Nathan Rosenberg explicates Schumpeter’s Marxist proclivities in the most recent issue of Industrial and Corporate Change.
Was Schumpeter a Marxist?
Abstract: This article explores the degree to which Joseph Schumpeter may be regarded as a follower of Karl Marx. It argues that Schumpeter and Marx shared a common vision, including agreement on the growth in the size of the firm and in industrial concentration, the inherent instability of capitalism and the inevitability of “crises”, and the eventual destruction of capitalist institutions and the arrival of a socialist form of economic organization as a result of the working out of the internal logic of capitalist evolution. Schumpeter’s main qualification is his insistence upon the importance of temporal lags, i.e., social forms that persist after they have lost their economic rationale, and he suggests that the essence of capitalism lies in the inevitable tendency of that system to depart from equilibrium. The article emphasizes the continuing importance of economic history for economics.
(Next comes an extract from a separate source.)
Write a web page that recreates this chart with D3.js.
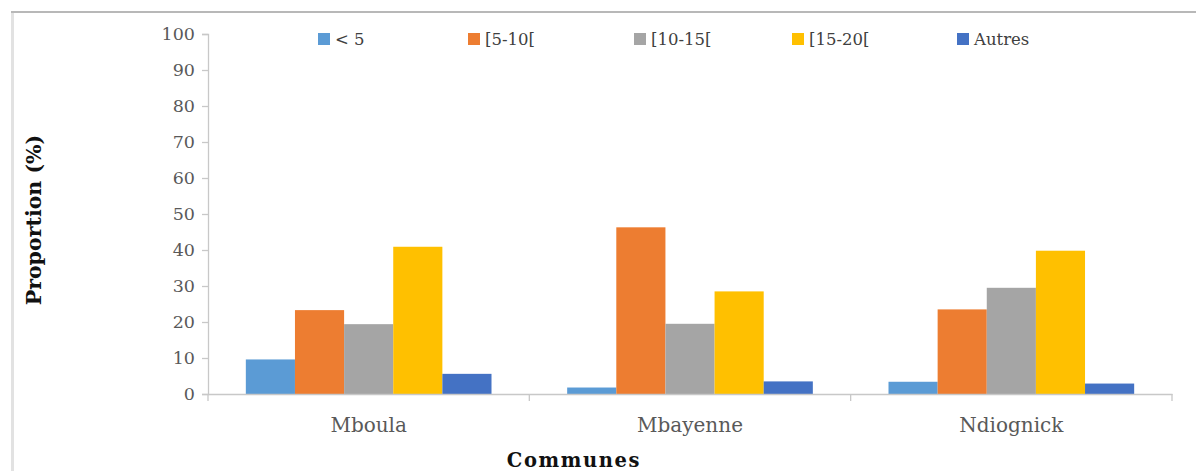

In one of the two responses to Rosenberg’s piece, Louis Galambos doesn’t think the shoe fits:
Was Schumpeter a Marxist? My own answer is “No.” Why? Because I have a simple standard for judging who is in and who is out when Marx is the subject. To be a Marxist, I think you need to use the labor theory of value; you need to use social classes as a central element in your theory; and you need to believe that the end point of capitalist development is the inevitable economic collapse of a system that cannot sustain itself even with desperate political and military measures.
Since Schumpeter did not use the labor theory of value, did not employ social classes as a central element in his grand theory, and certainly did not see economic collapse as the end point of capitalism, he cannot be a Marxist.
Each of these is available through The Mudd via the campus IP address. Those of you who slogged through Capitalism, Socialism, and Democracy should find these very illuminating reads, indeed.